DATA SECTION:

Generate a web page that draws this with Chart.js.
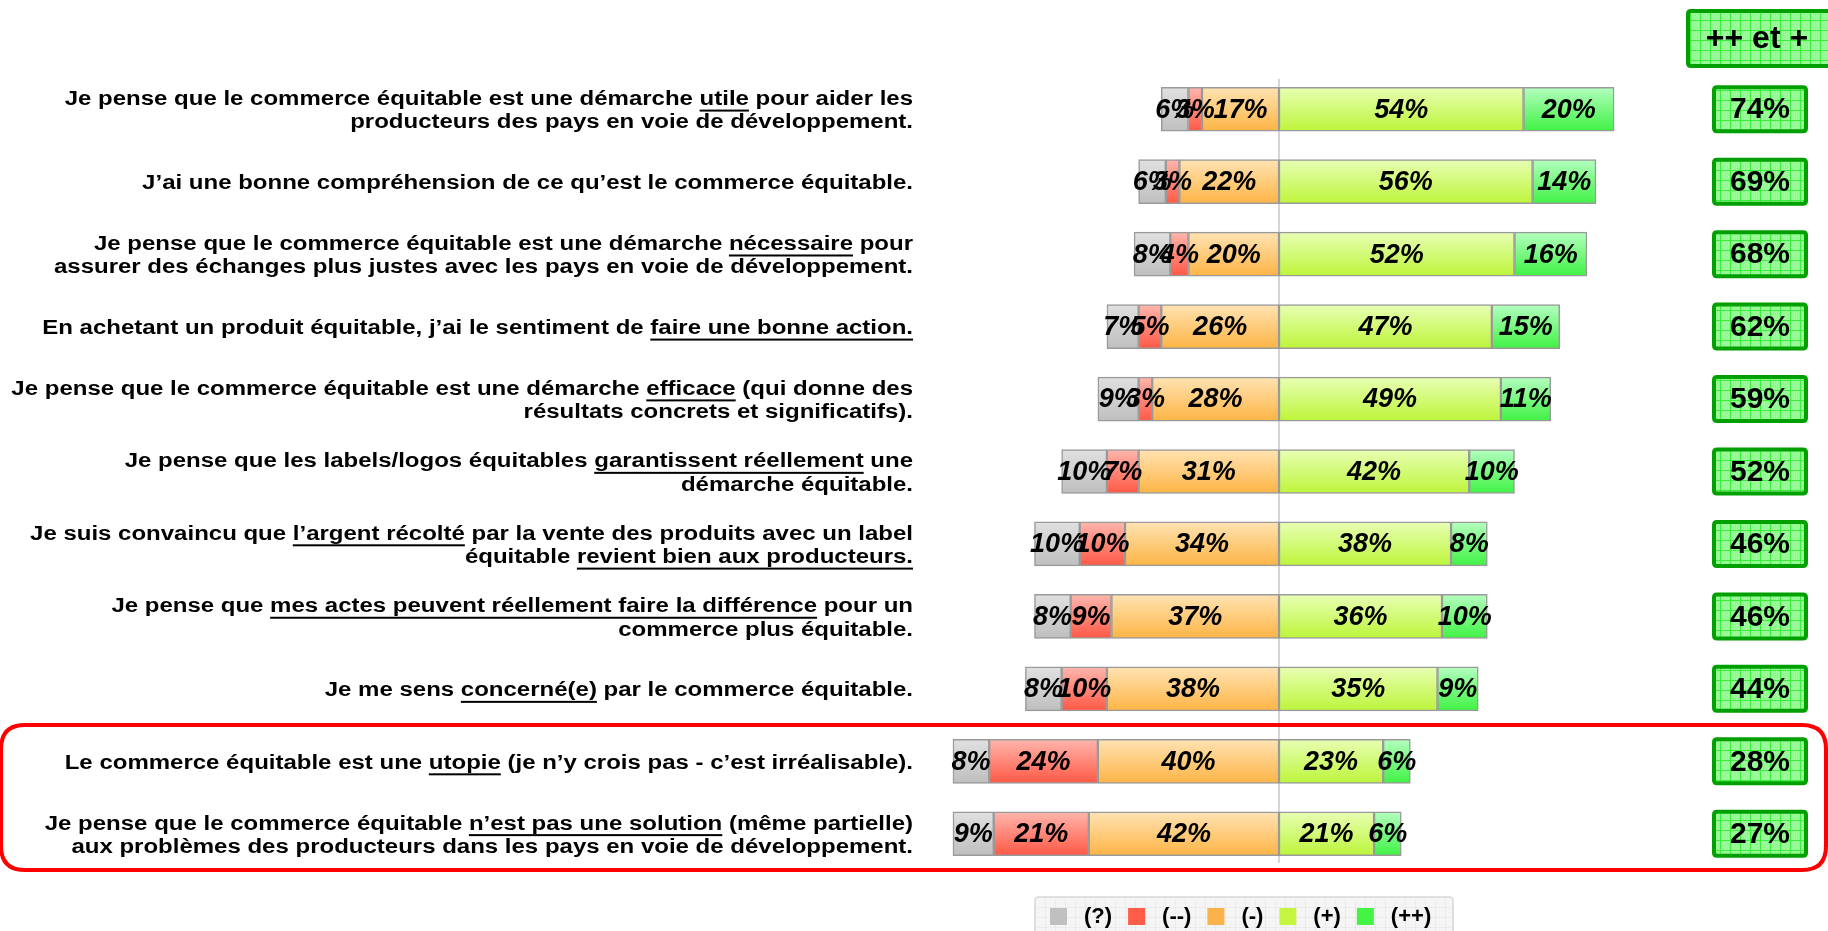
---
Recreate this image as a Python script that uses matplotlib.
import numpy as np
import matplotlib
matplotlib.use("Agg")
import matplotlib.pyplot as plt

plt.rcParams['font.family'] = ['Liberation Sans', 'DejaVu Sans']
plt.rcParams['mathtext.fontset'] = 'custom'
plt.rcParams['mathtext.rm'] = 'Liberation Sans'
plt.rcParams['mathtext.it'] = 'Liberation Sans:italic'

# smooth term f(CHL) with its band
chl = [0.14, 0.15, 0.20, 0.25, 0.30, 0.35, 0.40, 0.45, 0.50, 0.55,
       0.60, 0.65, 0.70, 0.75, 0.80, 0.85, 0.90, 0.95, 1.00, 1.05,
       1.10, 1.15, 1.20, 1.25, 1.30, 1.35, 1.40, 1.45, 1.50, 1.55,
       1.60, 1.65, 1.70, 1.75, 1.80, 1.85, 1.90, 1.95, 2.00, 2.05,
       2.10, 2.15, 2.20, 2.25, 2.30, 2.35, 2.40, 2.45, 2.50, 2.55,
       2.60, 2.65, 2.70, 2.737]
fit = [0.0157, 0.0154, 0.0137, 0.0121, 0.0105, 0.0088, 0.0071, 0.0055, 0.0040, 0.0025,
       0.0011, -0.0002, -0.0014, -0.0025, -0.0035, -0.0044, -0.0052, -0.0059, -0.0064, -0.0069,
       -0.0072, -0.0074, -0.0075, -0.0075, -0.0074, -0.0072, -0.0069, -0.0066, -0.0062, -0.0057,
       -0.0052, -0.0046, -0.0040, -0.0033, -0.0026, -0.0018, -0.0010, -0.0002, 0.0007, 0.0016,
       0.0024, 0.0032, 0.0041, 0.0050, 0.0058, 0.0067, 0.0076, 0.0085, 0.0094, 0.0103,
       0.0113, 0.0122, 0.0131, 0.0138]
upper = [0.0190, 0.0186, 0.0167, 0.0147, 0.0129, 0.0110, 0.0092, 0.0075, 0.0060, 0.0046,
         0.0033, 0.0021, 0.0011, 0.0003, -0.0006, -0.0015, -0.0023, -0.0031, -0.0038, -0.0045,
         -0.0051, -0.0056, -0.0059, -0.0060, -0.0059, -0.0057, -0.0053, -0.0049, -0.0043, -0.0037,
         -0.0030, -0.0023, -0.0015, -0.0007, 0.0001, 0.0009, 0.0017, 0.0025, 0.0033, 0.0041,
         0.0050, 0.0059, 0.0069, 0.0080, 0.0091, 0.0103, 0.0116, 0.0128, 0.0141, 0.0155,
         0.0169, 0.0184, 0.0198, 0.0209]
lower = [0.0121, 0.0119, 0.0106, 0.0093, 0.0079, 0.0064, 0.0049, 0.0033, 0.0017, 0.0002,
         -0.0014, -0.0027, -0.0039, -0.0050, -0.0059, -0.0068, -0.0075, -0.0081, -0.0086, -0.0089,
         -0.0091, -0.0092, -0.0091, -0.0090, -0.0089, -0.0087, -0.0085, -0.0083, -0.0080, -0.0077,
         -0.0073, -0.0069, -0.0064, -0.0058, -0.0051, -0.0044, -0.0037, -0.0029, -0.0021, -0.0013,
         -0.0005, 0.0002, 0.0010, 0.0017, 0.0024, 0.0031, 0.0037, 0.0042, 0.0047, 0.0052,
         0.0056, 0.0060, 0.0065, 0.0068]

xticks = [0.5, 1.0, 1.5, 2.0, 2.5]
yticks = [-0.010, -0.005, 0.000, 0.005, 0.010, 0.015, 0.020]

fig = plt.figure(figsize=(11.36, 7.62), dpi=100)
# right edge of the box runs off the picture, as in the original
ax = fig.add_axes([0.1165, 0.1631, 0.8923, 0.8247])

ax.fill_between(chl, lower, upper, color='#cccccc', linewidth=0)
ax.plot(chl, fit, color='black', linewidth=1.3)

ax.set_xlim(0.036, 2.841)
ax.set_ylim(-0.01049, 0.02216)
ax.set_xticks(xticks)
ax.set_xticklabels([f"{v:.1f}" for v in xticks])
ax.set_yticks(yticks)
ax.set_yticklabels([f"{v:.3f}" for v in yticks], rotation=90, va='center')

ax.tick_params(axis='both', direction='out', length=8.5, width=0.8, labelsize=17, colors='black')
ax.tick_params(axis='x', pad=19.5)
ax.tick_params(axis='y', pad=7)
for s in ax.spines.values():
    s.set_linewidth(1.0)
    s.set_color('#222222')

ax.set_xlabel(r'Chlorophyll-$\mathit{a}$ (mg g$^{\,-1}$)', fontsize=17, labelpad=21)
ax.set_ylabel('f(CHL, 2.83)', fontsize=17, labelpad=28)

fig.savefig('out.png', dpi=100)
--
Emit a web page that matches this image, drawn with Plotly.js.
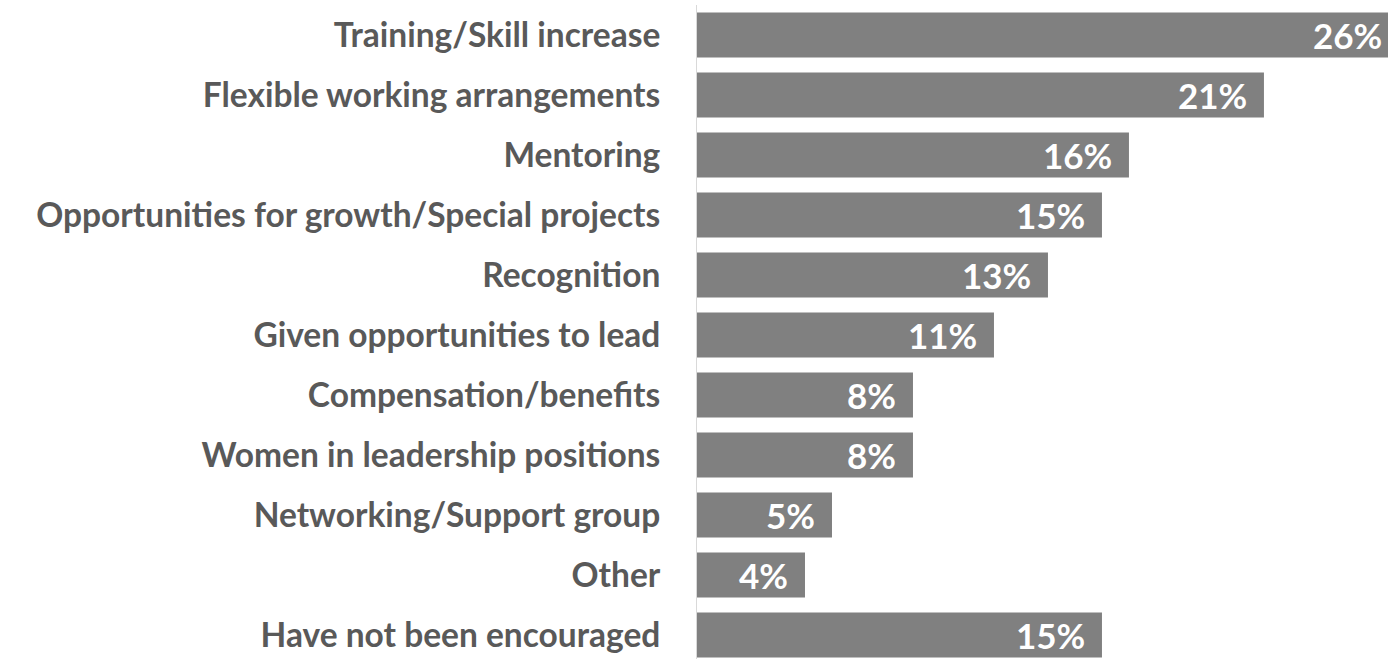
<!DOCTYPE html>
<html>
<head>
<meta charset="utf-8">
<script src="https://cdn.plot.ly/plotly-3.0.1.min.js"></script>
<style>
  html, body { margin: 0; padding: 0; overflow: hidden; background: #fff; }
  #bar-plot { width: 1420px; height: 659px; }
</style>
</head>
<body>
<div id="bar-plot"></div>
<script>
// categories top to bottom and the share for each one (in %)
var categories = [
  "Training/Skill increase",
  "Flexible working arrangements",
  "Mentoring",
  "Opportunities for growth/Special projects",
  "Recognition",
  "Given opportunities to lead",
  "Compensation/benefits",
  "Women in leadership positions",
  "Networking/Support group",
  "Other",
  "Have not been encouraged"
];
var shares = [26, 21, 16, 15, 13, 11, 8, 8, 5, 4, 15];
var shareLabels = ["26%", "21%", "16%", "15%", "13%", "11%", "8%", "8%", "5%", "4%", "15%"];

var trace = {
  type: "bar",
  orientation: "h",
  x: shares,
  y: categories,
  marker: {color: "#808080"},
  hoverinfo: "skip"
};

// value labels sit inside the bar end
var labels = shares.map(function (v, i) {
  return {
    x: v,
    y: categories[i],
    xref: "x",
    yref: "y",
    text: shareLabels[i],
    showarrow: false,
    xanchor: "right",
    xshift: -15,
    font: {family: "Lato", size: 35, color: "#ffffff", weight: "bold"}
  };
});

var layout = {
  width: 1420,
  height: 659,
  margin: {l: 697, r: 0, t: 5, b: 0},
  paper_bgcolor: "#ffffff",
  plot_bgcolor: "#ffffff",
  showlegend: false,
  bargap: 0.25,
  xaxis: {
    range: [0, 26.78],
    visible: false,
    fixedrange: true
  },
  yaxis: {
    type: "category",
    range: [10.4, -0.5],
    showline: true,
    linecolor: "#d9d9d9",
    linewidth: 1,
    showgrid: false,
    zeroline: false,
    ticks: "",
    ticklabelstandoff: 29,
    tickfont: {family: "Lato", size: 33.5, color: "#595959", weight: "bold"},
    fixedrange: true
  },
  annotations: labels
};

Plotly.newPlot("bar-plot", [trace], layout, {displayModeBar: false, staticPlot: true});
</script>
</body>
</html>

GOAL:
Look through the entries above and quote exactly the lines from the line with "Recreate this image" to the line with "plt.rcParams['mathtext.it'] = 'Liberation", counting both of those lines.

WRITTEN ANSWER:
Recreate this image as a Python script that uses matplotlib.
import numpy as np
import matplotlib
matplotlib.use("Agg")
import matplotlib.pyplot as plt

plt.rcParams['font.family'] = ['Liberation Sans', 'DejaVu Sans']
plt.rcParams['mathtext.fontset'] = 'custom'
plt.rcParams['mathtext.rm'] = 'Liberation Sans'
plt.rcParams['mathtext.it'] = 'Liberation Sans:italic'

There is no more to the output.